§ **Instructions to follow**
Repeat every line of the listing below exactly, minus the pictures.

§ **Dataset extract**
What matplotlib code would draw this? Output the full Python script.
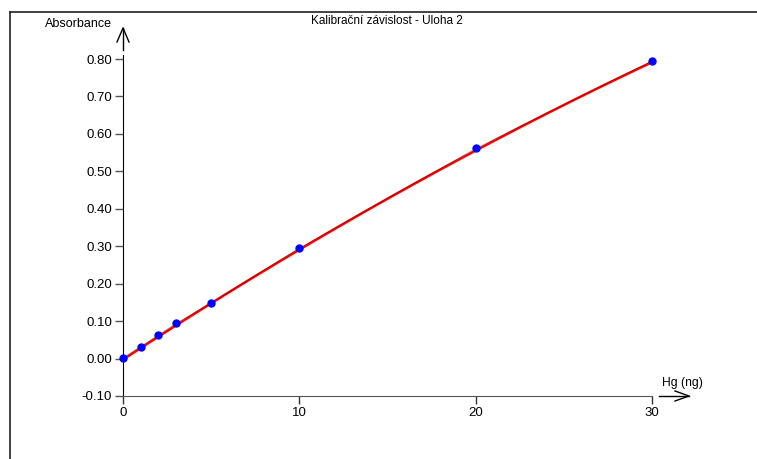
import numpy as np
import matplotlib.pyplot as plt
from matplotlib.lines import Line2D

plt.rcParams["font.family"] = ["Liberation Sans", "DejaVu Sans"]

# calibration data
hg_ng = [0, 1, 2, 3, 5, 10, 20, 30]
absorbance = [0.002, 0.032, 0.063, 0.094, 0.148, 0.295, 0.561, 0.795]
y_ticks = [-0.10, 0.00, 0.10, 0.20, 0.30, 0.40, 0.50, 0.60, 0.70, 0.80]
x_ticks = [0, 10, 20, 30]

W, H = 757, 459
fig = plt.figure(figsize=(W / 100, H / 100), dpi=100)

# axes placed so that x 0..30 -> px 123..652 and y -0.1..0.8 -> px 396..59
x0, x1 = 123, 652
ytop, ybot = 59, 396
ax = fig.add_axes([x0 / W, 1 - ybot / H, (x1 - x0) / W, (ybot - ytop) / H])
ax.set_xlim(0, 30)
ax.set_ylim(-0.10, 0.80)

for s in ["top", "right"]:
    ax.spines[s].set_visible(False)
ax.spines["left"].set_color("black")
ax.spines["left"].set_bounds(-0.10, 0.81)
ax.spines["bottom"].set_color("#555555")

ax.set_xticks(x_ticks)
ax.set_yticks(y_ticks)
ax.set_yticklabels(["%.2f" % v for v in y_ticks])
ax.tick_params(axis="y", length=6, width=1, color="#555555", labelsize=9.5, pad=2)
ax.tick_params(axis="x", length=6, width=1, color="#333333", labelsize=9.5, pad=2)

# quadratic calibration fit
coef = np.polyfit(hg_ng, absorbance, 2)
xs = np.linspace(0, 30, 200)
ax.plot(xs, np.polyval(coef, xs) - 0.004, color="red", lw=1.8, zorder=3, clip_on=False)
ax.plot(hg_ng, absorbance, color="black", lw=0.6, alpha=0.3, zorder=4)
ax.plot(hg_ng, absorbance, "o", color="blue", ms=5, zorder=5, clip_on=False)

# axis arrows
px_x = 30 / (x1 - x0)
px_y = 0.9 / (ybot - ytop)
ax.plot([0, 0], [0.80 + 9 * px_y, 0.80 + 31 * px_y], color="black", lw=1, clip_on=False)
ax.plot([-6 * px_x, 0, 6 * px_x], [0.80 + 17 * px_y, 0.80 + 31 * px_y, 0.80 + 17 * px_y],
        color="black", lw=1, clip_on=False)
ax.plot([30 + 7 * px_x, 30 + 37 * px_x], [-0.10, -0.10], color="black", lw=1, clip_on=False)
ax.plot([30 + 23 * px_x, 30 + 37 * px_x, 30 + 23 * px_x],
        [-0.10 + 5 * px_y, -0.10, -0.10 - 5 * px_y], color="black", lw=1, clip_on=False)

ax.text(30 + 30 * px_x, -0.10 + 13 * px_y, "Hg (ng)", ha="center", va="center",
        fontsize=8.7, clip_on=False)
fig.text(112 / W, 1 - 24 / H, "Absorbance", ha="right", va="center", fontsize=9)
fig.text(387 / W, 1 - 21 / H, "Kalibrační závislost - Uloha 2", ha="center", va="center",
         fontsize=8.5)

# outer frame (left and top)
fig.add_artist(Line2D([10 / W, 10 / W], [0, 1 - 12 / H], color="#222222", lw=1.2))
fig.add_artist(Line2D([10 / W, 1], [1 - 12 / H, 1 - 12 / H], color="#222222", lw=1.2))

fig.savefig("out.png", dpi=100)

§ **Final answer**
What matplotlib code would draw this? Output the full Python script.
import numpy as np
import matplotlib.pyplot as plt
from matplotlib.lines import Line2D

plt.rcParams["font.family"] = ["Liberation Sans", "DejaVu Sans"]

# calibration data
hg_ng = [0, 1, 2, 3, 5, 10, 20, 30]
absorbance = [0.002, 0.032, 0.063, 0.094, 0.148, 0.295, 0.561, 0.795]
y_ticks = [-0.10, 0.00, 0.10, 0.20, 0.30, 0.40, 0.50, 0.60, 0.70, 0.80]
x_ticks = [0, 10, 20, 30]

W, H = 757, 459
fig = plt.figure(figsize=(W / 100, H / 100), dpi=100)

# axes placed so that x 0..30 -> px 123..652 and y -0.1..0.8 -> px 396..59
x0, x1 = 123, 652
ytop, ybot = 59, 396
ax = fig.add_axes([x0 / W, 1 - ybot / H, (x1 - x0) / W, (ybot - ytop) / H])
ax.set_xlim(0, 30)
ax.set_ylim(-0.10, 0.80)

for s in ["top", "right"]:
    ax.spines[s].set_visible(False)
ax.spines["left"].set_color("black")
ax.spines["left"].set_bounds(-0.10, 0.81)
ax.spines["bottom"].set_color("#555555")

ax.set_xticks(x_ticks)
ax.set_yticks(y_ticks)
ax.set_yticklabels(["%.2f" % v for v in y_ticks])
ax.tick_params(axis="y", length=6, width=1, color="#555555", labelsize=9.5, pad=2)
ax.tick_params(axis="x", length=6, width=1, color="#333333", labelsize=9.5, pad=2)

# quadratic calibration fit
coef = np.polyfit(hg_ng, absorbance, 2)
xs = np.linspace(0, 30, 200)
ax.plot(xs, np.polyval(coef, xs) - 0.004, color="red", lw=1.8, zorder=3, clip_on=False)
ax.plot(hg_ng, absorbance, color="black", lw=0.6, alpha=0.3, zorder=4)
ax.plot(hg_ng, absorbance, "o", color="blue", ms=5, zorder=5, clip_on=False)

# axis arrows
px_x = 30 / (x1 - x0)
px_y = 0.9 / (ybot - ytop)
ax.plot([0, 0], [0.80 + 9 * px_y, 0.80 + 31 * px_y], color="black", lw=1, clip_on=False)
ax.plot([-6 * px_x, 0, 6 * px_x], [0.80 + 17 * px_y, 0.80 + 31 * px_y, 0.80 + 17 * px_y],
        color="black", lw=1, clip_on=False)
ax.plot([30 + 7 * px_x, 30 + 37 * px_x], [-0.10, -0.10], color="black", lw=1, clip_on=False)
ax.plot([30 + 23 * px_x, 30 + 37 * px_x, 30 + 23 * px_x],
        [-0.10 + 5 * px_y, -0.10, -0.10 - 5 * px_y], color="black", lw=1, clip_on=False)

ax.text(30 + 30 * px_x, -0.10 + 13 * px_y, "Hg (ng)", ha="center", va="center",
        fontsize=8.7, clip_on=False)
fig.text(112 / W, 1 - 24 / H, "Absorbance", ha="right", va="center", fontsize=9)
fig.text(387 / W, 1 - 21 / H, "Kalibrační závislost - Uloha 2", ha="center", va="center",
         fontsize=8.5)

# outer frame (left and top)
fig.add_artist(Line2D([10 / W, 10 / W], [0, 1 - 12 / H], color="#222222", lw=1.2))
fig.add_artist(Line2D([10 / W, 1], [1 - 12 / H, 1 - 12 / H], color="#222222", lw=1.2))

fig.savefig("out.png", dpi=100)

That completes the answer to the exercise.